### Task prompt
All lines from the beginning of the listing through the line with "const g = [];" are to be copied word for word; the pictures are not.

### Data block
------------------------------------------------

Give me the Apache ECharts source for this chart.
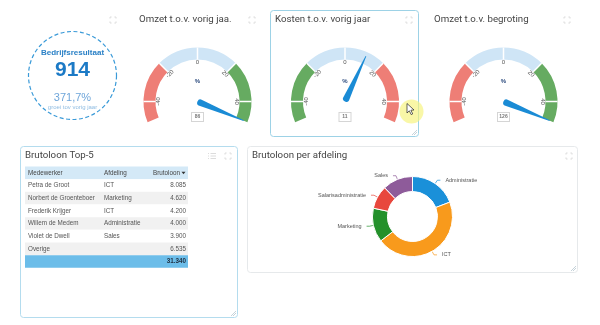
<!DOCTYPE html>
<html><head><meta charset="utf-8">
<script src="https://cdn.jsdelivr.net/npm/echarts@6/dist/echarts.min.js"></script>
<style>html,body{margin:0;padding:0;background:#fff}#c{width:600px;height:325px}</style>
</head><body><div id="c"></div>
<script>
// KPI
const kpiTitle = 'Bedrijfsresultaat';
const kpiValue = 914;
const kpiGrowth = '371,7%';
const kpiSub = 'groei tov vorig jaar';
// Gauges
const gaugeTitles = ['Omzet t.o.v. vorig jaa.', 'Kosten t.o.v. vorig jaar', 'Omzet t.o.v. begroting'];
const gaugeValues = [86, 11, 126];
const gaugeReversed = [false, true, false];
const gaugeUnit = '%';
// Table
const tableHeaders = ['Medewerker', 'Afdeling', 'Brutoloon'];
const tableNames = ['Petra de Groot', 'Norbert de Groenteboer', 'Frederik Krijger', 'Willem de Medem', 'Violet de Dwell', 'Overige'];
const tableDepts = ['ICT', 'Marketing', 'ICT', 'Administratie', 'Sales', ''];
const tableValues = [8085, 4620, 4200, 4000, 3900, 6535];
// Pie
const deptNames = ['Administratie', 'ICT', 'Marketing', 'Salarisadministratie', 'Sales'];
const deptValues = [6000, 14240, 4310, 2950, 3840];
const deptColors = ['#1a90d9', '#f89a1c', '#23902a', '#e8473d', '#8e5b9a'];

const RED = '#ee7e76', BLUE = '#cfe5f6', GREEN = '#66ab61';
const TITLE_FONT = 'Roboto';
const fmt = v => String(v).replace(/\B(?=(\d{3})+(?!\d))/g, '.');

const chart = echarts.init(document.getElementById('c'), null, {renderer: 'canvas'});
const g = [];

function expandIcon(x, y) {
  const s = 3, a = 1.6, c = '#dcdcdc';
  [[-1,-1],[1,-1],[-1,1],[1,1]].forEach(([dx,dy]) => {
    g.push({type:'polyline', silent:true, shape:{points:[[x+dx*s, y+dy*(s-a)],[x+dx*s, y+dy*s],[x+dx*(s-a), y+dy*s]]}, style:{stroke:c, lineWidth:1, fill:null}});
  });
}
function resizeHandle(x, y) {
  [[5],[3]].forEach(([d]) => g.push({type:'line', silent:true, shape:{x1:x-d, y1:y, x2:x, y2:y-d}, style:{stroke:'#b8c8d0', lineWidth:0.8}}));
}
function title(t, x, y) {
  g.push({type:'text', silent:true, style:{text:t, x:x, y:y, fontSize:9.7, fontFamily:TITLE_FONT, fill:'#444', textVerticalAlign:'middle'}});
}

// Panels
g.push({type:'rect', silent:true, shape:{x:270.5, y:10.5, width:148, height:126, r:3}, style:{fill:'#fff', stroke:'#9dd2e6', lineWidth:1}});
g.push({type:'rect', silent:true, shape:{x:20.5, y:146.5, width:217, height:171, r:3}, style:{fill:'#fff', stroke:'#b4dcee', lineWidth:1}});
g.push({type:'rect', silent:true, shape:{x:247.5, y:146.5, width:330, height:126, r:3}, style:{fill:'#fff', stroke:'#e6e9eb', lineWidth:1}});
expandIcon(113, 20); expandIcon(252, 20); expandIcon(409, 20); expandIcon(567, 20);
expandIcon(228, 156); expandIcon(569, 156);
// list icon
[153.5,156,158.5].forEach(yy => {
  g.push({type:'line', silent:true, shape:{x1:208, y1:yy, x2:209, y2:yy}, style:{stroke:'#dcdcdc', lineWidth:1}});
  g.push({type:'line', silent:true, shape:{x1:210.5, y1:yy, x2:216, y2:yy}, style:{stroke:'#dcdcdc', lineWidth:1}});
});
resizeHandle(417, 135); resizeHandle(236, 316); resizeHandle(576, 271);

// Titles
title(gaugeTitles[0], 139, 20);
title(gaugeTitles[1], 275, 20);
title(gaugeTitles[2], 434, 20);
title('Brutoloon Top-5', 25, 156);
title('Brutoloon per afdeling', 252, 156);

// KPI circle
g.push({type:'circle', silent:true, shape:{cx:72.5, cy:75.5, r:44}, style:{fill:null, stroke:'#3a9ad8', lineWidth:1.2, lineDash:[4,2.5]}});
g.push({type:'text', silent:true, style:{text:kpiTitle, x:72.5, y:52.5, fontSize:8, fontWeight:'bold', fontFamily:'Liberation Sans', fill:'#2a80c6', textAlign:'center', textVerticalAlign:'middle'}});
g.push({type:'text', silent:true, style:{text:String(kpiValue), x:72.5, y:70, fontSize:21, fontWeight:'bold', fontFamily:'Liberation Sans', fill:'#1c7ac6', textAlign:'center', textVerticalAlign:'middle'}});
g.push({type:'text', silent:true, style:{text:kpiGrowth, x:72.5, y:97.5, fontSize:11, fontFamily:'Liberation Sans', fill:'#6fa6da', textAlign:'center', textVerticalAlign:'middle'}});
g.push({type:'text', silent:true, style:{text:kpiSub, x:72.5, y:107.5, fontSize:6, fontFamily:'Liberation Sans', fill:'#8fbce2', textAlign:'center', textVerticalAlign:'middle'}});

// Table
const tx = 25, tw = 163, ty = 166.5, rh = 12.67;
const colX = [28, 104, 186];
g.push({type:'rect', silent:true, shape:{x:tx, y:ty, width:tw, height:rh}, style:{fill:'#d4e9f7'}});
g.push({type:'text', silent:true, style:{text:tableHeaders[0], x:colX[0], y:ty+rh/2, fontSize:6.3, fontFamily:'Liberation Sans', fill:'#444', textVerticalAlign:'middle'}});
g.push({type:'text', silent:true, style:{text:tableHeaders[1], x:colX[1], y:ty+rh/2, fontSize:6.3, fontFamily:'Liberation Sans', fill:'#444', textVerticalAlign:'middle'}});
g.push({type:'text', silent:true, style:{text:tableHeaders[2], x:colX[2]-6, y:ty+rh/2, fontSize:6.3, fontFamily:'Liberation Sans', fill:'#444', textAlign:'right', textVerticalAlign:'middle'}});
g.push({type:'polygon', silent:true, shape:{points:[[colX[2]-4.5, ty+rh/2-1.2],[colX[2]-0.5, ty+rh/2-1.2],[colX[2]-2.5, ty+rh/2+1.3]]}, style:{fill:'#333'}});
tableNames.forEach((n, i) => {
  const y = ty + rh*(i+1);
  g.push({type:'rect', silent:true, shape:{x:tx, y:y, width:tw, height:rh}, style:{fill: i%2 ? '#f1f1f1' : '#fff'}});
  g.push({type:'text', silent:true, style:{text:n, x:colX[0], y:y+rh/2, fontSize:6.3, fontFamily:'Liberation Sans', fill:'#555', textVerticalAlign:'middle'}});
  g.push({type:'text', silent:true, style:{text:tableDepts[i], x:colX[1], y:y+rh/2, fontSize:6.3, fontFamily:'Liberation Sans', fill:'#555', textVerticalAlign:'middle'}});
  g.push({type:'text', silent:true, style:{text:fmt(tableValues[i]), x:colX[2], y:y+rh/2, fontSize:6.3, fontFamily:'Liberation Sans', fill:'#555', textAlign:'right', textVerticalAlign:'middle'}});
});
const totY = ty + rh*(tableNames.length+1);
g.push({type:'rect', silent:true, shape:{x:tx, y:totY, width:tw, height:rh}, style:{fill:'#6cbde9'}});
g.push({type:'text', silent:true, style:{text:fmt(tableValues.reduce((a,b)=>a+b,0)), x:colX[2], y:totY+rh/2, fontSize:6.3, fontWeight:'bold', fontFamily:'Liberation Sans', fill:'#234', textAlign:'right', textVerticalAlign:'middle'}});

// Cursor highlight
g.push({type:'circle', silent:true, z:100, shape:{cx:411.5, cy:111.5, r:12}, style:{fill:'rgba(246,242,120,0.65)'}});
g.push({type:'polygon', silent:true, z:101, shape:{points:[[407,103.5],[407,113],[409.3,110.8],[411.2,114.6],[412.7,113.9],[410.9,110.2],[414,110]]}, style:{fill:'#fff', stroke:'#222', lineWidth:0.7}});

// Gauges
const gaugeCenters = [[197.5, 101.5], [345, 101.5], [503.5, 101.5]];
const R = 54;
const series = [];
gaugeValues.forEach((v, i) => {
  const c = gaugeCenters[i];
  const cols = gaugeReversed[i] ? [GREEN, BLUE, RED] : [RED, BLUE, GREEN];
  series.push({
    type:'gauge', center:c, radius:R, min:-50, max:50, startAngle:202.5, endAngle:-22.5,
    axisLine:{lineStyle:{width:12, color:[[0.3, cols[0]],[0.7, cols[1]],[1, cols[2]]]}},
    splitLine:{show:false}, axisTick:{show:false}, axisLabel:{show:false},
    progress:{show:false},
    pointer:{icon:'path://M4.4,0 L5.6,0 L10,94 A5,5 0 0 1 0,94 Z', width:6.5, length:50, offsetCenter:[0,0], itemStyle:{color:'#1a8bd5'}},
    anchor:{show:false},
    title:{offsetCenter:[0,-20], fontSize:6, fontWeight:'bold', color:'#2b4a7e'},
    detail:{offsetCenter:[0,15.5], width:9, height:6, lineHeight:6, fontSize:5, color:'#777', borderColor:'#d5d5d5', borderWidth:1, borderRadius:0, padding:[1,1], backgroundColor:'#fff', formatter:'{value}', valueAnimation:false},
    animation:false,
    data:[{value:v, name:gaugeUnit}]
  });
  series.push({
    type:'gauge', center:c, radius:R, min:-40, max:40, startAngle:180, endAngle:0, splitNumber:4, silent:true,
    axisLine:{show:true, lineStyle:{width:12, color:[[1,'rgba(0,0,0,0)']]}},
    splitLine:{show:true, length:12, distance:-12, lineStyle:{color:'#fff', width:1.5}},
    axisTick:{show:false},
    axisLabel:{distance:15, fontSize:6, color:'#555', rotate:'tangential'},
    pointer:{show:false}, anchor:{show:false}, title:{show:false}, detail:{show:false},
    animation:false,
    data:[{value:0}]
  });
});

series.push({
  type:'pie', center:[412.5, 216.5], radius:[25, 40], startAngle:90, clockwise:true,
  avoidLabelOverlap:false, animation:false,
  itemStyle:{borderColor:'#fff', borderWidth:1},
  label:{show:true, position:'outside', fontSize:5.5, color:'#555', fontFamily:'Liberation Sans'},
  labelLine:{show:true, length:4, length2:3, lineStyle:{width:0.7}},
  data: deptNames.map((n, i) => ({name:n, value:deptValues[i], itemStyle:{color:deptColors[i]}}))
});

chart.setOption({
  animation:false,
  graphic:{elements:g},
  series:series
});
</script></body></html>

------------------------------------------------

### Solution for this exercise
Give me the Apache ECharts source for this chart.
<!DOCTYPE html>
<html><head><meta charset="utf-8">
<script src="https://cdn.jsdelivr.net/npm/echarts@6/dist/echarts.min.js"></script>
<style>html,body{margin:0;padding:0;background:#fff}#c{width:600px;height:325px}</style>
</head><body><div id="c"></div>
<script>
// KPI
const kpiTitle = 'Bedrijfsresultaat';
const kpiValue = 914;
const kpiGrowth = '371,7%';
const kpiSub = 'groei tov vorig jaar';
// Gauges
const gaugeTitles = ['Omzet t.o.v. vorig jaa.', 'Kosten t.o.v. vorig jaar', 'Omzet t.o.v. begroting'];
const gaugeValues = [86, 11, 126];
const gaugeReversed = [false, true, false];
const gaugeUnit = '%';
// Table
const tableHeaders = ['Medewerker', 'Afdeling', 'Brutoloon'];
const tableNames = ['Petra de Groot', 'Norbert de Groenteboer', 'Frederik Krijger', 'Willem de Medem', 'Violet de Dwell', 'Overige'];
const tableDepts = ['ICT', 'Marketing', 'ICT', 'Administratie', 'Sales', ''];
const tableValues = [8085, 4620, 4200, 4000, 3900, 6535];
// Pie
const deptNames = ['Administratie', 'ICT', 'Marketing', 'Salarisadministratie', 'Sales'];
const deptValues = [6000, 14240, 4310, 2950, 3840];
const deptColors = ['#1a90d9', '#f89a1c', '#23902a', '#e8473d', '#8e5b9a'];

const RED = '#ee7e76', BLUE = '#cfe5f6', GREEN = '#66ab61';
const TITLE_FONT = 'Roboto';
const fmt = v => String(v).replace(/\B(?=(\d{3})+(?!\d))/g, '.');

const chart = echarts.init(document.getElementById('c'), null, {renderer: 'canvas'});
const g = [];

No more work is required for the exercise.